| DESCRIPTION OF THE TASK |
Find the line containing "Emit a Python", then print it and each following line through the end of the records, exactly and with nothing added; leave out any pictures.

= = =

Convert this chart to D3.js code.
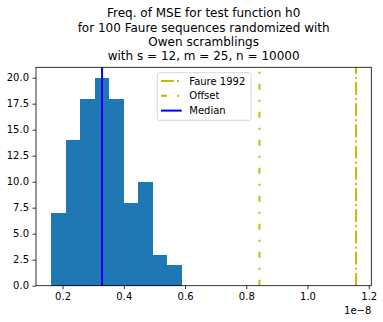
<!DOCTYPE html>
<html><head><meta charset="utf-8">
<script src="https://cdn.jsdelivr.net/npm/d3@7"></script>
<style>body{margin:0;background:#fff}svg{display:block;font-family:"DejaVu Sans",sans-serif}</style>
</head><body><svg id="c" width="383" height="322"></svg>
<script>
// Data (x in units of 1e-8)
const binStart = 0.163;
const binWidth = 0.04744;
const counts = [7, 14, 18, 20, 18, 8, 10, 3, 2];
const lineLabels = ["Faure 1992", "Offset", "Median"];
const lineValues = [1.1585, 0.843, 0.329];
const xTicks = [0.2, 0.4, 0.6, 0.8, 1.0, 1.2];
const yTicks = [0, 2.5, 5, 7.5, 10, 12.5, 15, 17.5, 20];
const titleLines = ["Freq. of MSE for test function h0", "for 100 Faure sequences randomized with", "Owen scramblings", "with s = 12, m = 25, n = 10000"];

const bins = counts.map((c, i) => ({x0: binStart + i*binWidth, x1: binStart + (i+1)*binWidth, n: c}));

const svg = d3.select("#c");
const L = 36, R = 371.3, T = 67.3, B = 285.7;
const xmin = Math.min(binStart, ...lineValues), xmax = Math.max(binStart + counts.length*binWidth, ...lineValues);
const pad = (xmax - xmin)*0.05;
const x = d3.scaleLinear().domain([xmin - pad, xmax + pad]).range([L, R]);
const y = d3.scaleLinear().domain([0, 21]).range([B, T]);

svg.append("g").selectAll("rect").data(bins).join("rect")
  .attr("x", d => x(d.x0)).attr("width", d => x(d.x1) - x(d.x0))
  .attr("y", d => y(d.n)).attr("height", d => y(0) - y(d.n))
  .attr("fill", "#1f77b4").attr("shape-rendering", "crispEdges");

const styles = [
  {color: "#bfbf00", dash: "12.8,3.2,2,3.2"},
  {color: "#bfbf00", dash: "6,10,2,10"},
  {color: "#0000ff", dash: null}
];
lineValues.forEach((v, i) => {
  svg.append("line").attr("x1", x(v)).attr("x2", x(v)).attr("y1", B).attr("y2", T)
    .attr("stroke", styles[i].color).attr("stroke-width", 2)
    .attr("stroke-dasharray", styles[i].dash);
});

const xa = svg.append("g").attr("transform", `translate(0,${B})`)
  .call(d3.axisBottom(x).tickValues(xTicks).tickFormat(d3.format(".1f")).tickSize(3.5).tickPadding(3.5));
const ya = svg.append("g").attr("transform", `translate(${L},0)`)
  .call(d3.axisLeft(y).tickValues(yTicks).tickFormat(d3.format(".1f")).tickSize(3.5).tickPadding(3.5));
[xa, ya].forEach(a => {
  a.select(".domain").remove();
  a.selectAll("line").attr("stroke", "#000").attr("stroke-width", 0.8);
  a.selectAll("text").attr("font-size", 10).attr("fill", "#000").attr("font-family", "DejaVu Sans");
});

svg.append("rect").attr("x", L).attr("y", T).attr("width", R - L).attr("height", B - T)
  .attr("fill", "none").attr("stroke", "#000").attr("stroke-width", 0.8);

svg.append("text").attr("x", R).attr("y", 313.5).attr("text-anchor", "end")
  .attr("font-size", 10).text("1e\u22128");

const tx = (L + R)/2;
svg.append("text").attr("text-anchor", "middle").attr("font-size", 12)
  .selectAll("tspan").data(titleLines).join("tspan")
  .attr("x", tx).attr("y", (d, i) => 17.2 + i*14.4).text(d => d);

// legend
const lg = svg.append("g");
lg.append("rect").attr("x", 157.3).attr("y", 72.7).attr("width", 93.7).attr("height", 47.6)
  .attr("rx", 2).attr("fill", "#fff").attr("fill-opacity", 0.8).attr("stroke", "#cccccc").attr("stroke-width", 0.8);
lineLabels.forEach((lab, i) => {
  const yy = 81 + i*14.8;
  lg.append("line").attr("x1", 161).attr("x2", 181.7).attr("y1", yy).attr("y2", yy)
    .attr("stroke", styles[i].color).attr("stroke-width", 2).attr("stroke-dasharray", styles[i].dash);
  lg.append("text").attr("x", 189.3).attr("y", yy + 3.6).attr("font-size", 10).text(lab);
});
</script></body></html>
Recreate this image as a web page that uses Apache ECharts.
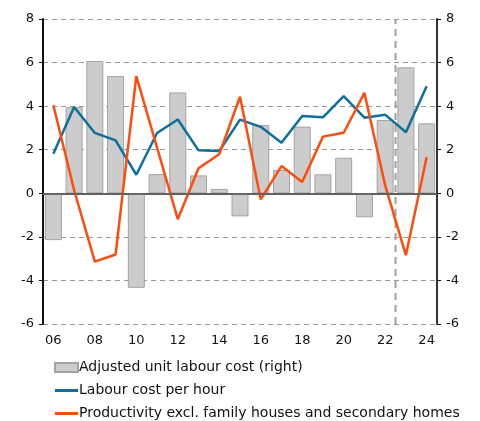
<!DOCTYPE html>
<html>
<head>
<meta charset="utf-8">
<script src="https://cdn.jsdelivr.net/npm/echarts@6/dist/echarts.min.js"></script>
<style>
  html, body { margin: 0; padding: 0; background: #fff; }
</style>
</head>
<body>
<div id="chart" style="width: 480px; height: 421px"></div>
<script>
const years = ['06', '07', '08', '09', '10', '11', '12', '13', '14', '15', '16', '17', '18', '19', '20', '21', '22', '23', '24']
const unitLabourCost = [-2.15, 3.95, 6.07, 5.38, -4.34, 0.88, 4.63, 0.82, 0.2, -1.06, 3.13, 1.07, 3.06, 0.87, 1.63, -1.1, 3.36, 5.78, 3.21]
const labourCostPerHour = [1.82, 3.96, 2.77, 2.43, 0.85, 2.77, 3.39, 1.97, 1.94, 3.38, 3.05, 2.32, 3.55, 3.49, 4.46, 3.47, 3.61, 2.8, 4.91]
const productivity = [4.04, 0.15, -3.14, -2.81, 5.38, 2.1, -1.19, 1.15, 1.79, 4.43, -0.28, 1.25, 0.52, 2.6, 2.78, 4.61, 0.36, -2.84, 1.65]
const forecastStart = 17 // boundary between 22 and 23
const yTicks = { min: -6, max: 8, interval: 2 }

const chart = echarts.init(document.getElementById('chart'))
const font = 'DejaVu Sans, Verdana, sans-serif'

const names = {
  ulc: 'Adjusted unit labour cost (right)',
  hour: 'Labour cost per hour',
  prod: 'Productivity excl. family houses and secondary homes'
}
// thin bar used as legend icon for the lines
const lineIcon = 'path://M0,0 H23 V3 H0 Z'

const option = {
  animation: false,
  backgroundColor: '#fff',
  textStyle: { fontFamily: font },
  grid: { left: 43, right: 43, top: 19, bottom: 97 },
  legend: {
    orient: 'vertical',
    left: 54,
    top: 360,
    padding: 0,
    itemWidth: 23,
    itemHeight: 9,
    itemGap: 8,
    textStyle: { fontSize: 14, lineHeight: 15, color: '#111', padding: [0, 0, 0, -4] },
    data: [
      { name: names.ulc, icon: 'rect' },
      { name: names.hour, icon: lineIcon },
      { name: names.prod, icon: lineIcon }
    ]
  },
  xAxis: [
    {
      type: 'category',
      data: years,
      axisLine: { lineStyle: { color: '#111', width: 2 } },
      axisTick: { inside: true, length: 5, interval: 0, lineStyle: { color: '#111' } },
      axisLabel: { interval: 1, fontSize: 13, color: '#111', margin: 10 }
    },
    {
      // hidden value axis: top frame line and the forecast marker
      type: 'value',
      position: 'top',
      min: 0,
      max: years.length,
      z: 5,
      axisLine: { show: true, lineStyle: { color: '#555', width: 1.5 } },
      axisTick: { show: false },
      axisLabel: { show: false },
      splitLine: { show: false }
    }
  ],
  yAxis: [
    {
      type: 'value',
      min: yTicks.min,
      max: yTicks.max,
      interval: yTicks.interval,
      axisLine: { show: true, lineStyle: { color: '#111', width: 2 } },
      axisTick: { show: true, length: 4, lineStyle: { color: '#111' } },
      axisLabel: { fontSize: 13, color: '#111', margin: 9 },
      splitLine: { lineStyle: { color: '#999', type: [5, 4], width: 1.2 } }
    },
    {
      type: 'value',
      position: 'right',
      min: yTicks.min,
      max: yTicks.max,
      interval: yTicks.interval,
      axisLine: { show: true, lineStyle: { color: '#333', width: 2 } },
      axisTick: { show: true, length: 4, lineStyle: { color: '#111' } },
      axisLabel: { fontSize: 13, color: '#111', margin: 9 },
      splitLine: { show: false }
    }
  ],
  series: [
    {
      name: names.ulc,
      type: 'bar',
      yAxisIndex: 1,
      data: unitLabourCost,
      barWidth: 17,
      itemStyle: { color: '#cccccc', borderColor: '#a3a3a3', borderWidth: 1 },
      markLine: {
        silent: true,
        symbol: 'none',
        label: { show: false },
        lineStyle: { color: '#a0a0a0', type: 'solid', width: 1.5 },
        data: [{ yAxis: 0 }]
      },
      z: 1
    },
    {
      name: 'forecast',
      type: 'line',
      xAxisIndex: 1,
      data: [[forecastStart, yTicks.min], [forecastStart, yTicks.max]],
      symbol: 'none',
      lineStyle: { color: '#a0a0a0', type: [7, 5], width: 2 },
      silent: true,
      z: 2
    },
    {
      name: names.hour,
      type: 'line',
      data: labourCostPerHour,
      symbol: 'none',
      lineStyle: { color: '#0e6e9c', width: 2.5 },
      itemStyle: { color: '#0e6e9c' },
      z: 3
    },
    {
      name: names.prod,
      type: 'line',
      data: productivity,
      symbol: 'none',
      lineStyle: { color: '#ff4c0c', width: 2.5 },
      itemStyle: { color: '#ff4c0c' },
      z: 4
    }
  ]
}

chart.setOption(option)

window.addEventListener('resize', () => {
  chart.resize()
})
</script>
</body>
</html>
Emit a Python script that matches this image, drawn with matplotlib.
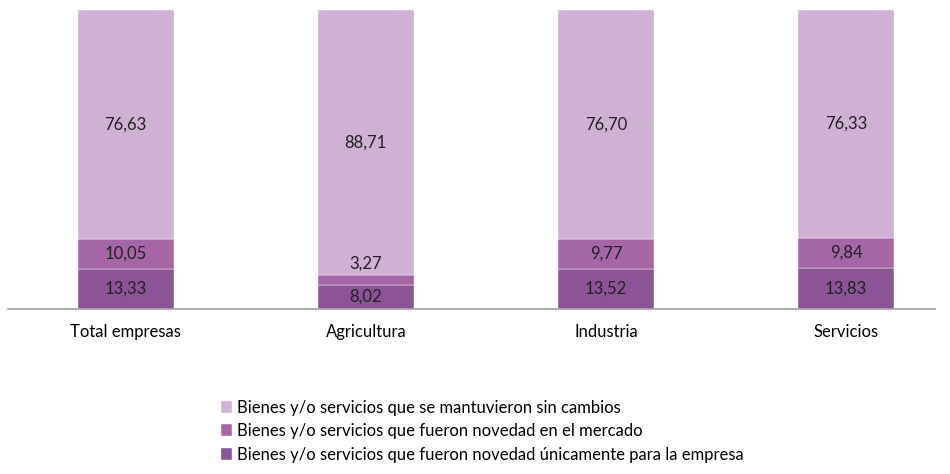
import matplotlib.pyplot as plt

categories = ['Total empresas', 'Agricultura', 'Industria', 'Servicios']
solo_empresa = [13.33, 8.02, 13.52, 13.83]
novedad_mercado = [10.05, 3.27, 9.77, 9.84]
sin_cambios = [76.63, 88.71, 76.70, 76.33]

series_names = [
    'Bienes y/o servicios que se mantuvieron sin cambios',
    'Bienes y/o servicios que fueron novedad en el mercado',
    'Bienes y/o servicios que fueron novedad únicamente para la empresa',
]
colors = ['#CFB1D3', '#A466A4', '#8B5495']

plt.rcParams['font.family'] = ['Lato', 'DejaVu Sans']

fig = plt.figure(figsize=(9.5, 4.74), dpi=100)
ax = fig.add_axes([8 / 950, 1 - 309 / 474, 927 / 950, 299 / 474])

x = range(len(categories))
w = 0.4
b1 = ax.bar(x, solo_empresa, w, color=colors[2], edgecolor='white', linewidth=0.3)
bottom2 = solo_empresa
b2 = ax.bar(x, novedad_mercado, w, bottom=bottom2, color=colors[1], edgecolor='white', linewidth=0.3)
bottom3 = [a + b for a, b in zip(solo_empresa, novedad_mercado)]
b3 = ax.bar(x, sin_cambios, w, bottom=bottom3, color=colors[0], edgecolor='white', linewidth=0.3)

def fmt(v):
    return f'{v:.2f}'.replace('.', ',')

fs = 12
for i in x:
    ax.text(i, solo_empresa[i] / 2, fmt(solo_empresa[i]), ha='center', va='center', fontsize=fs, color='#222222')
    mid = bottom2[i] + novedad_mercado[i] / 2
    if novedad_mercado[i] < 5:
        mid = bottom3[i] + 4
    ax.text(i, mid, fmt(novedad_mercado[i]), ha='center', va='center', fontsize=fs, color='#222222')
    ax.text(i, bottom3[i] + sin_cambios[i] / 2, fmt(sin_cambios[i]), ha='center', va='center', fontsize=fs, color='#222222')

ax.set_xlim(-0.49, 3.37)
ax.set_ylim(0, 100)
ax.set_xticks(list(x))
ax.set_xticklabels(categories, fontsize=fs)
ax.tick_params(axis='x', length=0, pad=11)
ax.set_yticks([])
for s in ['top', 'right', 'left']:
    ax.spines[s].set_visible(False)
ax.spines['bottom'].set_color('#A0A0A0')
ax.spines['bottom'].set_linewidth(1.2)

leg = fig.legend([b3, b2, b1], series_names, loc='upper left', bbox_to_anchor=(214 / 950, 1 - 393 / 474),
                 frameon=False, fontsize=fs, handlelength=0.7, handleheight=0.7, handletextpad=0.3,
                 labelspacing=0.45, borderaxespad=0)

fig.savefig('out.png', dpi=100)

= = =

| COMPLETE RESPONSE |
Emit a Python script that matches this image, drawn with matplotlib.
import matplotlib.pyplot as plt

categories = ['Total empresas', 'Agricultura', 'Industria', 'Servicios']
solo_empresa = [13.33, 8.02, 13.52, 13.83]
novedad_mercado = [10.05, 3.27, 9.77, 9.84]
sin_cambios = [76.63, 88.71, 76.70, 76.33]

series_names = [
    'Bienes y/o servicios que se mantuvieron sin cambios',
    'Bienes y/o servicios que fueron novedad en el mercado',
    'Bienes y/o servicios que fueron novedad únicamente para la empresa',
]
colors = ['#CFB1D3', '#A466A4', '#8B5495']

plt.rcParams['font.family'] = ['Lato', 'DejaVu Sans']

fig = plt.figure(figsize=(9.5, 4.74), dpi=100)
ax = fig.add_axes([8 / 950, 1 - 309 / 474, 927 / 950, 299 / 474])

x = range(len(categories))
w = 0.4
b1 = ax.bar(x, solo_empresa, w, color=colors[2], edgecolor='white', linewidth=0.3)
bottom2 = solo_empresa
b2 = ax.bar(x, novedad_mercado, w, bottom=bottom2, color=colors[1], edgecolor='white', linewidth=0.3)
bottom3 = [a + b for a, b in zip(solo_empresa, novedad_mercado)]
b3 = ax.bar(x, sin_cambios, w, bottom=bottom3, color=colors[0], edgecolor='white', linewidth=0.3)

def fmt(v):
    return f'{v:.2f}'.replace('.', ',')

fs = 12
for i in x:
    ax.text(i, solo_empresa[i] / 2, fmt(solo_empresa[i]), ha='center', va='center', fontsize=fs, color='#222222')
    mid = bottom2[i] + novedad_mercado[i] / 2
    if novedad_mercado[i] < 5:
        mid = bottom3[i] + 4
    ax.text(i, mid, fmt(novedad_mercado[i]), ha='center', va='center', fontsize=fs, color='#222222')
    ax.text(i, bottom3[i] + sin_cambios[i] / 2, fmt(sin_cambios[i]), ha='center', va='center', fontsize=fs, color='#222222')

ax.set_xlim(-0.49, 3.37)
ax.set_ylim(0, 100)
ax.set_xticks(list(x))
ax.set_xticklabels(categories, fontsize=fs)
ax.tick_params(axis='x', length=0, pad=11)
ax.set_yticks([])
for s in ['top', 'right', 'left']:
    ax.spines[s].set_visible(False)
ax.spines['bottom'].set_color('#A0A0A0')
ax.spines['bottom'].set_linewidth(1.2)

leg = fig.legend([b3, b2, b1], series_names, loc='upper left', bbox_to_anchor=(214 / 950, 1 - 393 / 474),
                 frameon=False, fontsize=fs, handlelength=0.7, handleheight=0.7, handletextpad=0.3,
                 labelspacing=0.45, borderaxespad=0)

fig.savefig('out.png', dpi=100)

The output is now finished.